Monday, April 26, 2010

The X Spot: The Grounded Walrus What were you doing when John Lennon died?


Despite my scholarship, I still needed money during my first semester of college. So, I took a job as a campus switchboard operator. Generally, I worked really boring shifts (Sunday mornings, Monday nights), where I might get maybe five to ten calls per hour on a busy day.
A shame, too. With two banks of twenty connections each, I was loaded for bear--especially on a tiny campus with a live-in population of about 800.

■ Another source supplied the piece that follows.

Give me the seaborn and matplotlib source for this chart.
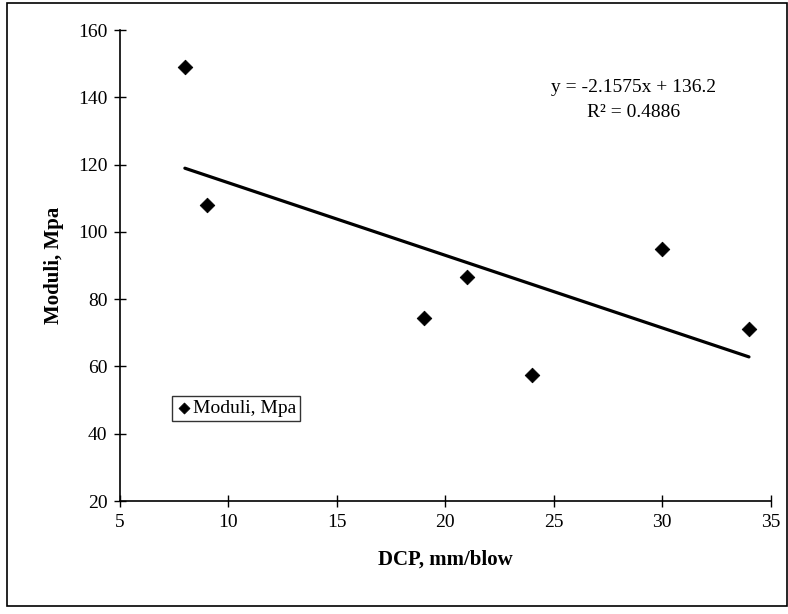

One Monday night, I had settled in with a good book, anticipating yet one more shift of tedium. And for the most part, that’s exactly what I got, until suddenly, almost all eight hundred spaces lit up at once. I first thought that something had gone wrong with the console. Worse, I feared getting the blame for it. But when randomly plugging a connection into one of the calls, a terse, feminine voice from one dorm asked me to plug her into the room of another. I then fielded a call from an outside line. Another voice, another request. Time and again, I plugged in to find that someone urgently wanted to talk to someone else. Within a couple of minutes, I’d used up all forty connections, and still hadn’t made an appreciable dent in accommodating the traffic. I took my own, dedicated operator’s line. Starting from the top left, and working my way down, I plugged in, explained that I had maxed out my lines. I asked the party to call again in a few minutes, and pulled the plug out again without waiting for a response, all the while patching in fresh calls as old ones terminated.
It didn’t take me long to realize that nothing was wrong with that console. Something really big had happened. Alone at the front desk, I couldn’t even guess. Half an hour, forty-five minutes later, things had quieted down some, although I still frantically pulled and plugged.
One of the dorm head residents dropped by the office to complete some paperwork and turn it in. I didn’t have time to talk to him for at first, but eventually I got a short breather.
“What’s happened?” I asked.
The HR, looking down on his paperwork, calmly, emotionlessly said, “John Lennon’s been shot.”